[PD] To divide a number in random parts

Matt Barber brbrofsvl at gmail.com
Sat Mar 5 20:02:09 CET 2011


On Sat, Mar 5, 2011 at 1:06 PM, Mathieu Bouchard <matju at artengine.ca> wrote:
> On Fri, 4 Mar 2011, Matt Barber wrote:
>
>> This all sounds about right -- I made [list-shellsort] more as a
>> pedagogical exercise for my students
>
> So, what is that supposed to teach them ?

Right, well -- my students are almost all composers with very little
experience with computers, except for maybe music engraving software.
In our computer music program the emphasis has long been on "achieving
musical results," and the technical training required to make this
happen tends to be very hard for them. Many of them will look in books
to find things that interest them, only to get scared by equations,
block diagrams, bits of code, etc. They all get really excited about
abstractions in Pd when it comes up, but they don't have any idea why
or when to make them or use them.

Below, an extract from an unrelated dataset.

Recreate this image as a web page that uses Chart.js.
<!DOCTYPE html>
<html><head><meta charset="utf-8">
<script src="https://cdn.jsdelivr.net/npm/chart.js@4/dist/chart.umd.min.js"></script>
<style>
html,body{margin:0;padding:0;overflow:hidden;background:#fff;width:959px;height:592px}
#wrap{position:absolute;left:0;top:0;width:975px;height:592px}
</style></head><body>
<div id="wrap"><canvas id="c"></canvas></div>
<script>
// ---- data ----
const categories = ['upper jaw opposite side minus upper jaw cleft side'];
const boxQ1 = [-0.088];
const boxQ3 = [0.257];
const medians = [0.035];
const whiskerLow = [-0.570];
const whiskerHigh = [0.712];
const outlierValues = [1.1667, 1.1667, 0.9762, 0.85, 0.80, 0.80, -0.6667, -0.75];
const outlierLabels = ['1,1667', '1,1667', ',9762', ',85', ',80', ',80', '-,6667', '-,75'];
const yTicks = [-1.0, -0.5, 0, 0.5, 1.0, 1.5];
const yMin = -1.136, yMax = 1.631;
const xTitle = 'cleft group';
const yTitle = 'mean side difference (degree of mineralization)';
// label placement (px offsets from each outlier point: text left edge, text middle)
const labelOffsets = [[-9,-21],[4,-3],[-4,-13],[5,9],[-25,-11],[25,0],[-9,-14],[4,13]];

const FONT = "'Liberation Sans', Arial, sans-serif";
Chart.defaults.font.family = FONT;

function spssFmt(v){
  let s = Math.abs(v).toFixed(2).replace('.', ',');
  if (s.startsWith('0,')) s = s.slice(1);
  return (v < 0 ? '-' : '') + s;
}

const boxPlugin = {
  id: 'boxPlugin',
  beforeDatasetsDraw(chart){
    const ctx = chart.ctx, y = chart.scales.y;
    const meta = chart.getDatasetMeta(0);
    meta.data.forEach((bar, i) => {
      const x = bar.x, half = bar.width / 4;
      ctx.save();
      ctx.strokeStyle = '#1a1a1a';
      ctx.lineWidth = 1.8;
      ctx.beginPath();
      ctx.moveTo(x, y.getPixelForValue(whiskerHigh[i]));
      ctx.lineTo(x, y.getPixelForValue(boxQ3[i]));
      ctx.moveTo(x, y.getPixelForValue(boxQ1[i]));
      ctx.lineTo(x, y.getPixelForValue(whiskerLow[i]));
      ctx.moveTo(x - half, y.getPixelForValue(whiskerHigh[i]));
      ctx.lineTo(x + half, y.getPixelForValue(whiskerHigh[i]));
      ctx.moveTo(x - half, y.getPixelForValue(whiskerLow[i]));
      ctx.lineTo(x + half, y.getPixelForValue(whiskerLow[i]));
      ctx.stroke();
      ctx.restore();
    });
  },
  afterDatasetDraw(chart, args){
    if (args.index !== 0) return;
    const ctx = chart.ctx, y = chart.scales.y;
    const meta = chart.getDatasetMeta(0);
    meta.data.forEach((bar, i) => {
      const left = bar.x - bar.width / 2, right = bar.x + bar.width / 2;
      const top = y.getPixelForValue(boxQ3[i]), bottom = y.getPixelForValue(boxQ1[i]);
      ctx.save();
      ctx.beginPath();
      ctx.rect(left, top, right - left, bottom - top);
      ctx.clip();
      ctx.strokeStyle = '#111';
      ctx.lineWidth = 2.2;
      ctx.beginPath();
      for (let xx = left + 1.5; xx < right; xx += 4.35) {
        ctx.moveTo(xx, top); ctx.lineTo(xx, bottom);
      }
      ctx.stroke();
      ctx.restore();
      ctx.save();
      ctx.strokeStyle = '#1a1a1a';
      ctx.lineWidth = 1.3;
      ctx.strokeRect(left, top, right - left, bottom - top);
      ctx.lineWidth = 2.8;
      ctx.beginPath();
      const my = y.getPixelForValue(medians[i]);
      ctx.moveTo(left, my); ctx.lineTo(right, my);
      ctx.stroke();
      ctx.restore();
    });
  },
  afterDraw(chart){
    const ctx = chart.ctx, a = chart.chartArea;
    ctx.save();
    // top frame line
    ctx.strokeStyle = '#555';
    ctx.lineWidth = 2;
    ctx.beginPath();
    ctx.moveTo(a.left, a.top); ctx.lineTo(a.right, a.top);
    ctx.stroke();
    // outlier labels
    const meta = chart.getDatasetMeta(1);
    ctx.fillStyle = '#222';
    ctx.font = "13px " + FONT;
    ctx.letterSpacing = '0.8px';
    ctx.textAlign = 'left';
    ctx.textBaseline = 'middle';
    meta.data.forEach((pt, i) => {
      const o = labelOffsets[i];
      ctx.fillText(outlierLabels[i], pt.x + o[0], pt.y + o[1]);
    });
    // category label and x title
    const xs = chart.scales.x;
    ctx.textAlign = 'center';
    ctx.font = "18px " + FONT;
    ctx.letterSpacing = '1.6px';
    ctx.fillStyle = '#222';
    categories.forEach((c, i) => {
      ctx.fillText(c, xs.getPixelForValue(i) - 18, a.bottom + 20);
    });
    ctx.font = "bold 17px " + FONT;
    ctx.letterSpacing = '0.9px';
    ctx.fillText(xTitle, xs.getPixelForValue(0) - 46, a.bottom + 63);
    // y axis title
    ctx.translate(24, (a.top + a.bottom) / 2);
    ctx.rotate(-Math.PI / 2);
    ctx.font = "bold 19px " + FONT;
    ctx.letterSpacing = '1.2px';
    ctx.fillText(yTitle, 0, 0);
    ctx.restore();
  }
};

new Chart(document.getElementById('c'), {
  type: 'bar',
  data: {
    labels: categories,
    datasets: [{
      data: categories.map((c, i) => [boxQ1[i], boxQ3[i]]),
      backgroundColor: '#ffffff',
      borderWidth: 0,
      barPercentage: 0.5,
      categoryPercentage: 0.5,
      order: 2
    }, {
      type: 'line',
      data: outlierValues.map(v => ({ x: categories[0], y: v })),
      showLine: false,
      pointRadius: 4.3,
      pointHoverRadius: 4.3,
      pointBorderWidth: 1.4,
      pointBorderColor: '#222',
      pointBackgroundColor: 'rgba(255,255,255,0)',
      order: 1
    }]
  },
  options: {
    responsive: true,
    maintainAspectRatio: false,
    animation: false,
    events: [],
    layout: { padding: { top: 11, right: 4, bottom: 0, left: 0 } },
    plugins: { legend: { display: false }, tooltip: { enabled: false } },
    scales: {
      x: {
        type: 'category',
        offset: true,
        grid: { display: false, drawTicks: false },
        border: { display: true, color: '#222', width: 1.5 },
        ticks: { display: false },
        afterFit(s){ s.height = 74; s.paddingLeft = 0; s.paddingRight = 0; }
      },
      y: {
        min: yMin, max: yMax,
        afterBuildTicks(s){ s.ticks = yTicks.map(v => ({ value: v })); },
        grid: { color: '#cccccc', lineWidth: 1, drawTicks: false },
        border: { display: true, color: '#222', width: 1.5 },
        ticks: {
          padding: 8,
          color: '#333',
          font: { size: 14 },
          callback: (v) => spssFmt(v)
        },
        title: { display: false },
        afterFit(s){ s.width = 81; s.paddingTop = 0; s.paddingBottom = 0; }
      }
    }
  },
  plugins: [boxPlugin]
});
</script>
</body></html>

It's useful, then, to take concrete
problems like sorting numbers, finding roots of quadratic equations,
or making comb filters, for which there exist plenty of code or
diagram examples, and "translate" them into Pd. At this level just
getting from an analysis of the problem to "it works" takes a huge
amount of time; analysis of time complexity would be way outside the
scope of the course, unfortunately.

>
>> than as a model of speed or efficiency (I did a "quicksort" as well that
>> didn't end up in list-abs).
>
> How did you achieve the quicksort ?
>
> Why didn't it end up in list-abs ?

Attached. It uses a table for all the partitioning, and uses until
loops instead of the more classic recursion.

>
>> but then it uses fewer of the list abstractions and is less of an
>> opportunity to show how the abstractions work "in action."
>
> Don't you think that it would be better to show the list-abs for what they
> are good at, rather than for what they aren't ?

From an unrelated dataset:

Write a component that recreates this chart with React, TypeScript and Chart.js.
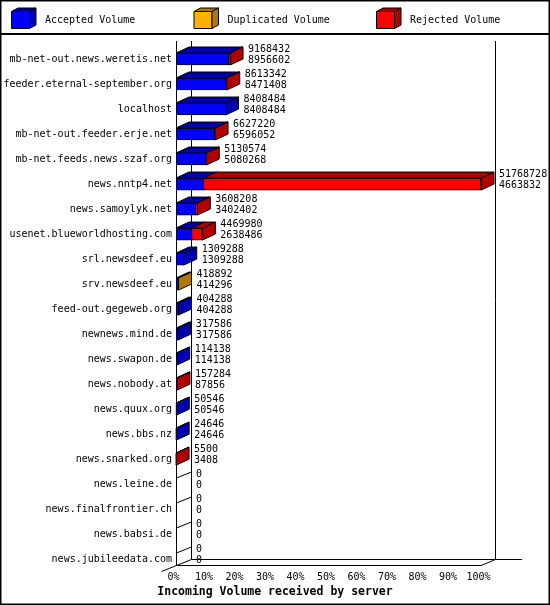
import { useEffect, useRef } from "react";
import { Chart, registerables } from "chart.js";

Chart.register(...registerables);

// innfeed volume per server, in bytes
const servers = [
  "mb-net-out.news.weretis.net",
  "feeder.eternal-september.org",
  "localhost",
  "mb-net-out.feeder.erje.net",
  "mb-net.feeds.news.szaf.org",
  "news.nntp4.net",
  "news.samoylyk.net",
  "usenet.blueworldhosting.com",
  "srl.newsdeef.eu",
  "srv.newsdeef.eu",
  "feed-out.gegeweb.org",
  "newnews.mind.de",
  "news.swapon.de",
  "news.nobody.at",
  "news.quux.org",
  "news.bbs.nz",
  "news.snarked.org",
  "news.leine.de",
  "news.finalfrontier.ch",
  "news.babsi.de",
  "news.jubileedata.com",
];

const accepted = [
  8956602, 8471408, 8408484, 6596052, 5080268, 4663832, 3402402, 2638486, 1309288, 414296, 404288,
  317586, 114138, 87856, 50546, 24646, 3408, 0, 0, 0, 0,
];

const duplicated = [0, 0, 0, 0, 0, 0, 0, 0, 0, 4596, 0, 0, 0, 0, 0, 0, 0, 0, 0, 0, 0];

const rejected = [
  211830, 141934, 0, 31168, 50306, 47104896, 205806, 1831494, 0, 0, 0, 0, 0, 69428, 0, 0, 2092, 0, 0,
  0, 0,
];

const seriesNames = ["Accepted Volume", "Duplicated Volume", "Rejected Volume"];
const frontColors = ["#0000ff", "#ffb000", "#ff0000"];
const sideColors = ["#0000b0", "#b07800", "#b00000"];
const axisTitle = "Incoming Volume received by server";

const MONO = '"DejaVu Sans Mono", "Liberation Mono", monospace';
const DX = 13; // bar depth
const DY = 6;
const WDX = 15; // wall depth
const WDY = 6;

const totals = servers.map((_, i) => accepted[i] + duplicated[i] + rejected[i]);
const maxTotal = Math.max(...totals);
const pct = (arr: number[]) => arr.map((v) => (v / maxTotal) * 100);

const poly = (ctx: CanvasRenderingContext2D, pts: number[][], fill: string) => {
  ctx.beginPath();
  ctx.moveTo(pts[0][0], pts[0][1]);
  for (let k = 1; k < pts.length; k++) ctx.lineTo(pts[k][0], pts[k][1]);
  ctx.closePath();
  ctx.fillStyle = fill;
  ctx.fill();
  ctx.stroke();
};

const line = (ctx: CanvasRenderingContext2D, x1: number, y1: number, x2: number, y2: number) => {
  ctx.beginPath();
  ctx.moveTo(x1, y1);
  ctx.lineTo(x2, y2);
  ctx.stroke();
};

const cube3d = {
  id: "cube3d",
  beforeDatasetsDraw(chart: any) {
    const { ctx, chartArea: a } = chart;
    const last = chart.getDatasetMeta(0).data[servers.length - 1];
    const floor = Math.round(last.y + 6) + 0.5;
    const left = Math.round(a.left) + 0.5;
    const right = Math.round(a.right);
    const backL = left + WDX;
    const backR = Math.round(a.right + WDX) - 0.5;
    const top = 41;
    ctx.save();
    ctx.strokeStyle = "#000";
    ctx.lineWidth = 1;
    line(ctx, left, top, left, floor);
    line(ctx, backL, top, backL, floor - WDY);
    line(ctx, backR, top, backR, floor - WDY);
    line(ctx, backL, floor - WDY, 522, floor - WDY);
    line(ctx, left, floor, right, floor);
    line(ctx, right, floor, backR, floor - WDY);
    line(ctx, left - WDX, floor + WDY, backL, floor - WDY);
    ctx.restore();
  },
  afterDatasetsDraw(chart: any) {
    const { ctx } = chart;
    ctx.save();
    ctx.strokeStyle = "#000";
    ctx.lineWidth = 1;
    ctx.lineJoin = "miter";
    servers.forEach((_, i) => {
      let lastEnd = chart.scales.x.getPixelForValue(0);
      let lastDs = -1;
      let cy = 0;
      let t = 0;
      let b = 0;
      chart.data.datasets.forEach((ds: any, d: number) => {
        const el = chart.getDatasetMeta(d).data[i];
        const p = el.getProps(["x", "y", "base", "height"], true);
        cy = p.y;
        t = p.y - p.height / 2;
        b = p.y + p.height / 2;
        if (ds.data[i] <= 0) return;
        const x0 = Math.min(p.base, p.x);
        const x1 = Math.max(p.base, p.x);
        poly(ctx, [[x0, t], [x0 + DX, t - DY], [x1 + DX, t - DY], [x1, t]], sideColors[d]);
        lastEnd = x1;
        lastDs = d;
      });
      if (lastDs >= 0) {
        poly(ctx, [[lastEnd, t], [lastEnd + DX, t - DY], [lastEnd + DX, b - DY], [lastEnd, b]], sideColors[lastDs]);
      } else {
        line(ctx, lastEnd, t, lastEnd + WDX, t - DY);
      }
      ctx.fillStyle = "#000";
      ctx.font = `10px ${MONO}`;
      ctx.textAlign = "left";
      ctx.textBaseline = "middle";
      const tx = lastEnd + (lastDs >= 0 ? DX : WDX) + 5;
      ctx.fillText(String(totals[i]), tx, cy - 9.5);
      ctx.fillText(String(accepted[i]), tx, cy + 1.5);
    });
    ctx.restore();
  },
  afterDraw(chart: any) {
    const { ctx, width, height } = chart;
    ctx.save();
    ctx.strokeStyle = "#000";
    ctx.lineWidth = 1;
    chart.data.datasets.forEach((ds: any, d: number) => {
      const bx = 11.5 + d * 182.5;
      const by = 11.5;
      const w = 18;
      const h = 17;
      poly(ctx, [[bx, by], [bx + w, by], [bx + w, by + h], [bx, by + h]], frontColors[d]);
      poly(ctx, [[bx, by], [bx + 6.5, by - 3.5], [bx + w + 6.5, by - 3.5], [bx + w, by]], sideColors[d]);
      poly(ctx, [[bx + w, by], [bx + w + 6.5, by - 3.5], [bx + w + 6.5, by + h - 3.5], [bx + w, by + h]], sideColors[d]);
      ctx.fillStyle = "#000";
      ctx.font = `10px ${MONO}`;
      ctx.textAlign = "left";
      ctx.textBaseline = "middle";
      ctx.fillText(ds.label, bx + 33.5, 20);
    });
    ctx.fillStyle = "#000";
    ctx.fillRect(0, 33, width, 2);
    ctx.lineWidth = 2;
    ctx.strokeRect(0.5, 0.5, width - 1, height - 1);
    ctx.restore();
  },
};

export default function App() {
  const canvasRef = useRef<HTMLCanvasElement>(null);

  useEffect(() => {
    if (!canvasRef.current) return;
    const series = [accepted, duplicated, rejected];
    const chart = new Chart(canvasRef.current, {
      type: "bar",
      data: {
        labels: servers,
        datasets: series.map((arr, d) => ({
          label: seriesNames[d],
          data: pct(arr),
          xAxisID: "x",
          yAxisID: "y",
          backgroundColor: frontColors[d],
          borderColor: "#000",
          borderWidth: 1,
          borderSkipped: false,
          barThickness: 12,
        })),
      },
      plugins: [cube3d],
      options: {
        indexAxis: "y",
        responsive: false,
        animation: false,
        devicePixelRatio: 1,
        events: [],
        layout: { padding: { top: 46.5, right: 0, left: 0, bottom: 0 } },
        plugins: {
          legend: { display: false },
          tooltip: { enabled: false },
          title: {
            display: true,
            position: "bottom",
            text: axisTitle,
            color: "#000",
            font: { family: MONO, size: 11.5, weight: "bold" },
            padding: { top: 0, bottom: 6 },
          },
        },
        scales: {
          x: {
            stacked: true,
            min: 0,
            max: 100,
            grid: { display: false, drawTicks: false },
            border: { display: false },
            ticks: {
              stepSize: 10,
              autoSkip: false,
              maxRotation: 0,
              padding: 0,
              labelOffset: -2.5,
              color: "#000",
              font: { family: MONO, size: 10 },
              callback: (v: any) => v + "%",
            },
            afterFit: (s: any) => {
              s.height = 13.5;
            },
          },
          y: {
            stacked: true,
            grid: { display: false, drawTicks: false },
            border: { display: false },
            ticks: {
              autoSkip: false,
              padding: 4,
              color: "#000",
              font: { family: MONO, size: 10 },
            },
            afterFit: (s: any) => {
              s.width = 176;
            },
          },
          // empty right-hand strip that holds the value labels and back wall
          yRight: {
            type: "linear",
            axis: "y",
            position: "right",
            grid: { display: false, drawTicks: false },
            border: { display: false },
            ticks: { display: false },
            afterFit: (s: any) => {
              s.width = 69;
            },
          },
        },
      },
    });
    return () => chart.destroy();
  }, []);

  return (
    <div style={{ position: "fixed", left: 0, top: 0, width: 550, height: 605, background: "#fff" }}>
      <canvas ref={canvasRef} width={550} height={605} style={{ width: 550, height: 605 }} />
    </div>
  );
}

Yes, absolutely. Swapping numbers in a list is hard with vanilla tools
(and I think [list-swap] could be improved considerably) -- my point
was that the library seems to prefer using list operations all the way
through, even if a table/array would be more efficient ultimately.

>
>> And it's a good reminder for how slow list manipulations can be.
>
> Ah, yes. But note that [list split] is O(1), which is the cool thing about
> pd's lists.
>
>> one of the best exercises in constrained patching I've ever done, and fun
>> for proving that some things are actually possible in vanilla that you think
>> wouldn't be,
>
> Yeah, people didn't think a pure-vanilla [list-drip] could be O(n) either. I
> made one and now it's the new [list-drip]. I didn't mean to actually
> encourage people to use list-abs though. I already had written [foreach] in
> C++ which is a lot easier to understand :
>
> \class ForEach {
>        \constructor () {}
>        \decl 0 list (...) {for (int i=0; i<argc; i++) out[0](argv[i]);}
> };
> \end class {install("foreach",1,1);}
>
> this basically just says : make a class that has an inlet 0 list method that
> takes every element and sends it through outlet 0. Then name this class
> [foreach] and make it have 1 inlet and 1 outlet.
>
> Your [s2l] looked more desperate though. ;)

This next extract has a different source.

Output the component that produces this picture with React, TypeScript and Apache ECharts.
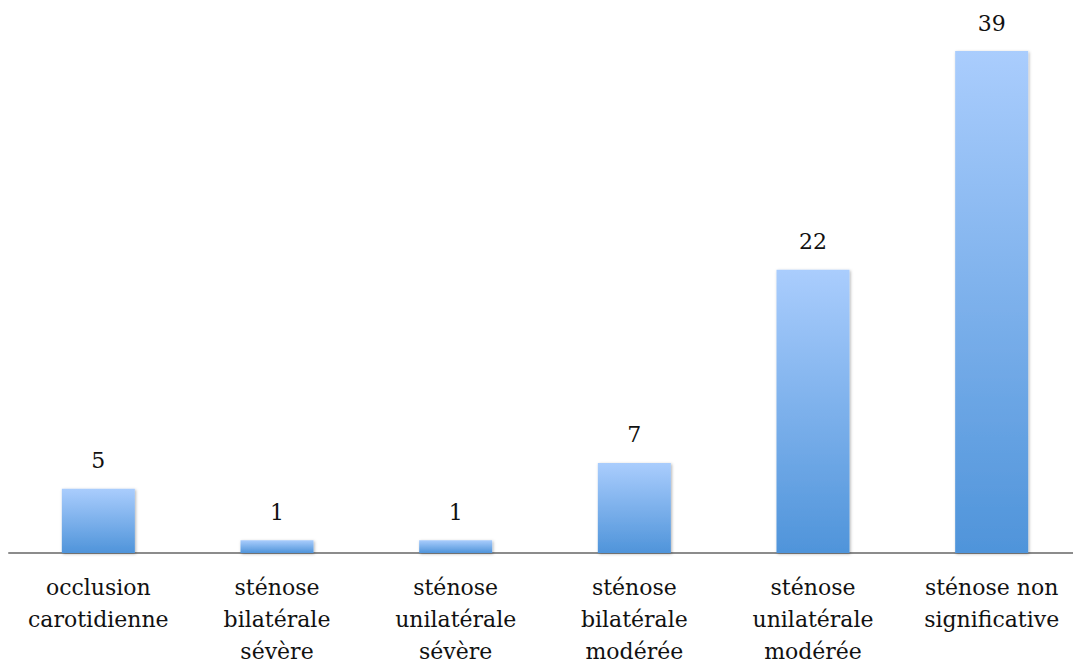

Yes, it was desperate. Desperate things happen quite often -- for
instance when an audio chain has a number of if-then conditionals, if
you don't want to use expr~ or externals you have to calculate all the
sidechains and then choose among them arithmetically; there's no good
way to avoid calculation of certain rare conditions (things that
approach division by small numbers, e.g.) on a sample-by-sample basis.

>
>> Yet, I suspect that people go ahead and use [list-sort] all the time.
>
> uh, who would do that ?

People who discover list-abs on their own and who then learn that
there's a sort function in the library.